Four Star Video Co-Op Benefit Screening of
Frankenhooker»
(Frank Henenlotter, USA, 1980, 85 min.)
Genna’s Lounge, Tuesday, April 15 at 8:00pm.
$5 suggested donation
More information at their Facebook Event Page.
The Four Star Video Heaven Facebook page posted the following from Derek Hain:
Cinema needs preservation. But cinema is not merely film or digital video. It’s not the distribution of images and sounds. Cinema is a cultural artform. Its existence depends on a culture that can perceive its language, judge its worth, and form communities around its appreciation.
When I was a child, the local video rental stores were exciting places. The various aisles all held different sorts of surprises. Each video case showed strange new people in strange new places, and the synopses fired up my imagination. I could always expect to see a few minutes of some unknown movie while I waited in line with the video I’d chosen. The video store clerks, by simply working around so many videos, seemed to hold some esoteric knowledge about cinema. Eventually, I worked at a video store myself.

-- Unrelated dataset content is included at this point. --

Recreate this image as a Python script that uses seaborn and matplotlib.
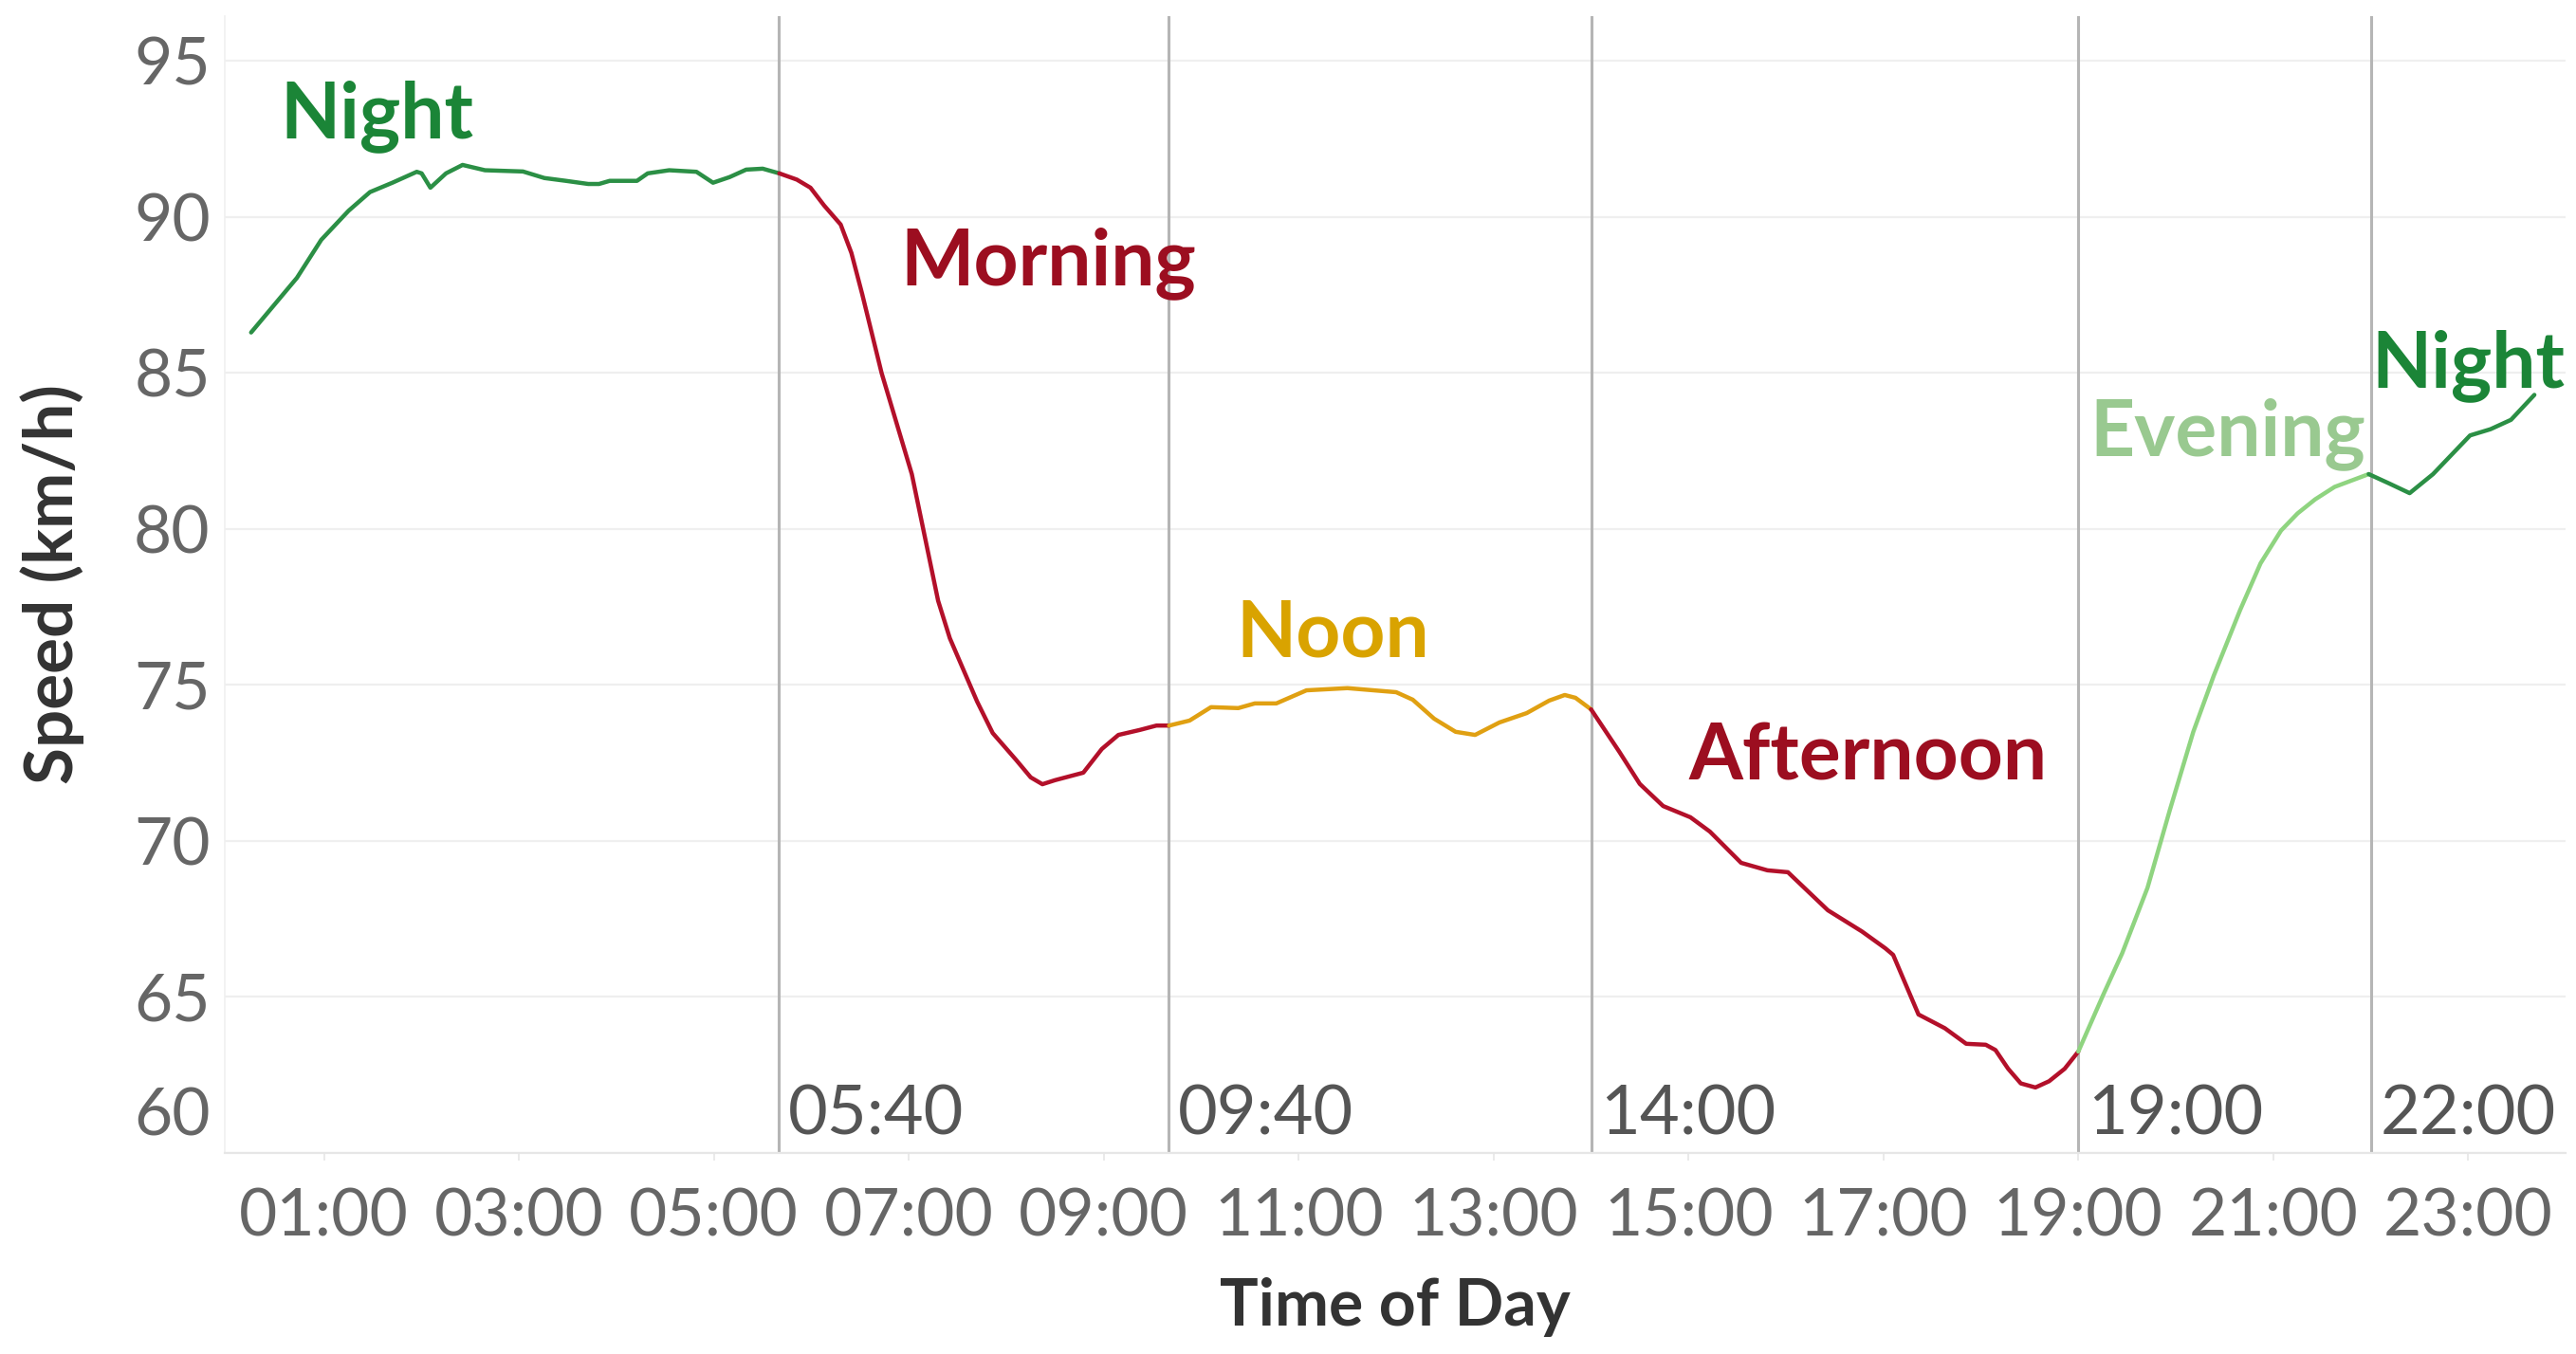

Nowadays, people often think video stores are founded on an obsolete business model. But this is a cynical attitude. Independent video stores aren’t strictly business; many are primarily regarded as cultural hotspots, havens for adventurous film watchers, and beloved respositories of serious, moving artistic work. We certainly stand to lose such a thing if we lose Four Star Video Heaven; and, all the more, in Four Star Video Heaven Cooperative, we stand to gain a new kind of video store, a store more aware of its cultural role in the community.